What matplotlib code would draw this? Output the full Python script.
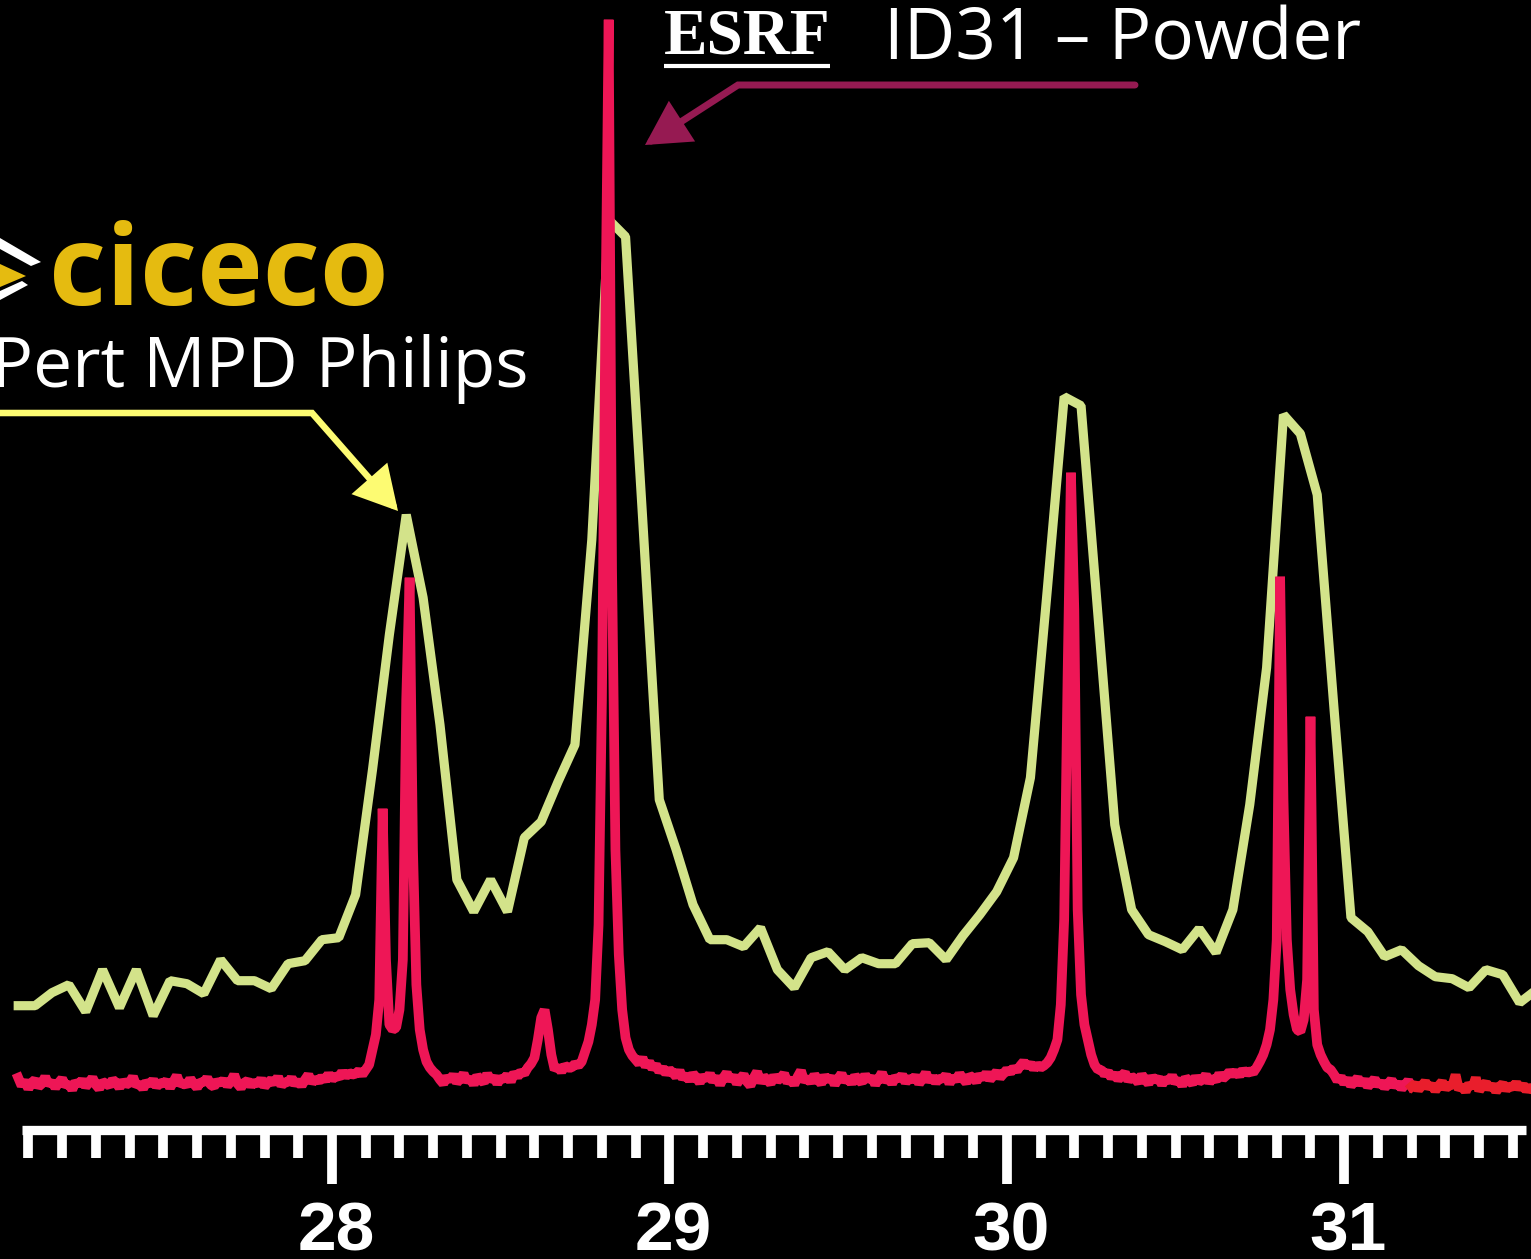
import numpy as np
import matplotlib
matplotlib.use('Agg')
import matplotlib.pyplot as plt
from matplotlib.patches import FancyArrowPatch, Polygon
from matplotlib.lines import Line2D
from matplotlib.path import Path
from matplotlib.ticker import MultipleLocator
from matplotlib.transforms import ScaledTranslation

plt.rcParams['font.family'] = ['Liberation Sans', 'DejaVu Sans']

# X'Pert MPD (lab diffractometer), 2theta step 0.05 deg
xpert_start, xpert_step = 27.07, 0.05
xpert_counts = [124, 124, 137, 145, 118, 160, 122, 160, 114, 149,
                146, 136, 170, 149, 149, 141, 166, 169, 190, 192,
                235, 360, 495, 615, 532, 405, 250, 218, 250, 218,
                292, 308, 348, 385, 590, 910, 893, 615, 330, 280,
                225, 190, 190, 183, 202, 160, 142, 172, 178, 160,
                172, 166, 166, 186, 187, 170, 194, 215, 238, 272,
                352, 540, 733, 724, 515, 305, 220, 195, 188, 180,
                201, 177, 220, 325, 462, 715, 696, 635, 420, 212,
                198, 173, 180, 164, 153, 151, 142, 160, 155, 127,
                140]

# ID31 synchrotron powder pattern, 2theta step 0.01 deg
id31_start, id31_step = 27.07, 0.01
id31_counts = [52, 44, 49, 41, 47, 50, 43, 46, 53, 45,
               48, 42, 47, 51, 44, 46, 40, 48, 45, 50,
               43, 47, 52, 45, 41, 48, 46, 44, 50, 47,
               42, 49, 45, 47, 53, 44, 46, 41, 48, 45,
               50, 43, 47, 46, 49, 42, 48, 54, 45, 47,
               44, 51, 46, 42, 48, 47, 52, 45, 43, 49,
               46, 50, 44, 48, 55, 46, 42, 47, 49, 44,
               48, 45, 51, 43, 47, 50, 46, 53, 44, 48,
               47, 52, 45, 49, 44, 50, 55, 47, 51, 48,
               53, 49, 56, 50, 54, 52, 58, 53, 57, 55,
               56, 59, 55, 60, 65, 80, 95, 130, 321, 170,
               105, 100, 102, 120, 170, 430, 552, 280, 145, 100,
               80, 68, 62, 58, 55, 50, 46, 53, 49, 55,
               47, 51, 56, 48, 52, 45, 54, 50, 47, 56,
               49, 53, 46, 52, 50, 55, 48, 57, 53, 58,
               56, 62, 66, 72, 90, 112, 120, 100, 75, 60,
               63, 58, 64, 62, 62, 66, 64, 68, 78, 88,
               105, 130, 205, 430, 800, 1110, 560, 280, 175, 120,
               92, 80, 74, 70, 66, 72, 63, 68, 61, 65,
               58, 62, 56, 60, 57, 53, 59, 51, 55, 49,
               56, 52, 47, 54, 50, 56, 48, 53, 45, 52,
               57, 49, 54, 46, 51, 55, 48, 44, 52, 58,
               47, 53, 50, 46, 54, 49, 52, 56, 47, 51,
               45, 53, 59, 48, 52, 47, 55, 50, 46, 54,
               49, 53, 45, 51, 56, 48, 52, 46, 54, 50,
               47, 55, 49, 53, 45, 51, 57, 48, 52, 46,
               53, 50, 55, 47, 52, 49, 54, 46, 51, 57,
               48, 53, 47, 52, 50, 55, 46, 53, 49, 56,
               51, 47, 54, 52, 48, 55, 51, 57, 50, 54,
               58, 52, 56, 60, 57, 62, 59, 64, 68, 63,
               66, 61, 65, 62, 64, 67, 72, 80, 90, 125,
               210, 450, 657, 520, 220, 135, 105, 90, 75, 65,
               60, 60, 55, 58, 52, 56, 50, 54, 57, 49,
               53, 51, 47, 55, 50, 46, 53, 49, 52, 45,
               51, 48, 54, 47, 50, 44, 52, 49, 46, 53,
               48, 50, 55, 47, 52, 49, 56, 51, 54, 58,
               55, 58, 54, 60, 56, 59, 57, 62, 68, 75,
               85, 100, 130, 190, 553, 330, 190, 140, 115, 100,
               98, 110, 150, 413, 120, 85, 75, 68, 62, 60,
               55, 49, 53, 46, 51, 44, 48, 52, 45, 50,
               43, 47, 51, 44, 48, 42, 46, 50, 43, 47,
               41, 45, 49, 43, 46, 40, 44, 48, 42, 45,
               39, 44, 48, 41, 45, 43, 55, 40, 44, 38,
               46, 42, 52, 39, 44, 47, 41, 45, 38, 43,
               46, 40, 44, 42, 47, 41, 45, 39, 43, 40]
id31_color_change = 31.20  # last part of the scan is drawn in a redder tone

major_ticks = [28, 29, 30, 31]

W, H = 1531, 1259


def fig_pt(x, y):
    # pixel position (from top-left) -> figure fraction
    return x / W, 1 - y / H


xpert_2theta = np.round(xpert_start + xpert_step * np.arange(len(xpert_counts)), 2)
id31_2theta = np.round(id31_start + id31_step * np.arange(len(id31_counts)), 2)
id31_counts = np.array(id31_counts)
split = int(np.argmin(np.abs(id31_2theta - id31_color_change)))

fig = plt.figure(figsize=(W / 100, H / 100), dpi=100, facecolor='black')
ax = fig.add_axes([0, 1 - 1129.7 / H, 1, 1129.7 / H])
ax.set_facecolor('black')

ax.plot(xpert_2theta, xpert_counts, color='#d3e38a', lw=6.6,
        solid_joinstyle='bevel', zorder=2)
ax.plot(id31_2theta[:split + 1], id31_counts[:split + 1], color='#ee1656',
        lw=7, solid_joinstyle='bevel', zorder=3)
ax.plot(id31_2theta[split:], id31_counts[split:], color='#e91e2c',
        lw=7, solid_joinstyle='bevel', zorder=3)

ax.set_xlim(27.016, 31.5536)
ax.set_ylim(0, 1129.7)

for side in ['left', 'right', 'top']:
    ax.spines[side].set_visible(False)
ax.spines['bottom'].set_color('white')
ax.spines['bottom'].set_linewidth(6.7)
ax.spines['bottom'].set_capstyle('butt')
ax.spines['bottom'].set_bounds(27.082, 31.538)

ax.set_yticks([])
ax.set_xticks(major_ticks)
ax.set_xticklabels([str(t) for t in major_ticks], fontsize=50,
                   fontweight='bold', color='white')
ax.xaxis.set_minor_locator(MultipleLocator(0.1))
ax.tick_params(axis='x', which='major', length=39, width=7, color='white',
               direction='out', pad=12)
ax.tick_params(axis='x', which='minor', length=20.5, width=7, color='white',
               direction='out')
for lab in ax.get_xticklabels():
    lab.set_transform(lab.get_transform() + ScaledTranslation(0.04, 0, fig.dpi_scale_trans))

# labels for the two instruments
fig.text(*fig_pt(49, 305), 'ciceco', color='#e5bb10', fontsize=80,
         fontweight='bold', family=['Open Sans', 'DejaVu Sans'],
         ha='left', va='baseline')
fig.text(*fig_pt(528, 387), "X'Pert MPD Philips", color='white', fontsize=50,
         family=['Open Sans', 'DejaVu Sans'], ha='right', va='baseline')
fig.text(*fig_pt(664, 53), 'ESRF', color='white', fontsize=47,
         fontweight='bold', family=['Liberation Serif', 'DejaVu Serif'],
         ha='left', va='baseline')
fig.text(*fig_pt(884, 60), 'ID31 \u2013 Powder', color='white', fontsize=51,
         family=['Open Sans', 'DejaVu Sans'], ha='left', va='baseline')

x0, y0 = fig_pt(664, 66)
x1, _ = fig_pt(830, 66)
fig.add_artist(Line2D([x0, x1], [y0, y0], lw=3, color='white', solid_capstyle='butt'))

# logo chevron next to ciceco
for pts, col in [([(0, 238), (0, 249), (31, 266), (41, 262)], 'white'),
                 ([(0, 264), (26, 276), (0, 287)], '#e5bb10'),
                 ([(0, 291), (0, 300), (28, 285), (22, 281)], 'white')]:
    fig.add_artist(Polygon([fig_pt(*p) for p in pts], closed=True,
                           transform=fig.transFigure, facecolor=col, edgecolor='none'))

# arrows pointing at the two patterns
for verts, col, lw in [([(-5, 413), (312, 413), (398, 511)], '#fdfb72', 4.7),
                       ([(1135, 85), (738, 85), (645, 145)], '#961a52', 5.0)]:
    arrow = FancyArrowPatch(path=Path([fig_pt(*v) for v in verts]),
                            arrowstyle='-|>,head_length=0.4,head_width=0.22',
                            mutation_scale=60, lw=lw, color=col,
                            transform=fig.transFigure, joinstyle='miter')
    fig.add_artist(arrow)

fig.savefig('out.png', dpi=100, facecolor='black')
==*==
Problem requirements: Write out, word for word, the lines from the start of the data through the one holding "plt.rcParams['font.family'] = ['Liberation". Omit pictures.

Solution for this exercise:
What matplotlib code would draw this? Output the full Python script.
import numpy as np
import matplotlib
matplotlib.use('Agg')
import matplotlib.pyplot as plt
from matplotlib.patches import FancyArrowPatch, Polygon
from matplotlib.lines import Line2D
from matplotlib.path import Path
from matplotlib.ticker import MultipleLocator
from matplotlib.transforms import ScaledTranslation

plt.rcParams['font.family'] = ['Liberation Sans', 'DejaVu Sans']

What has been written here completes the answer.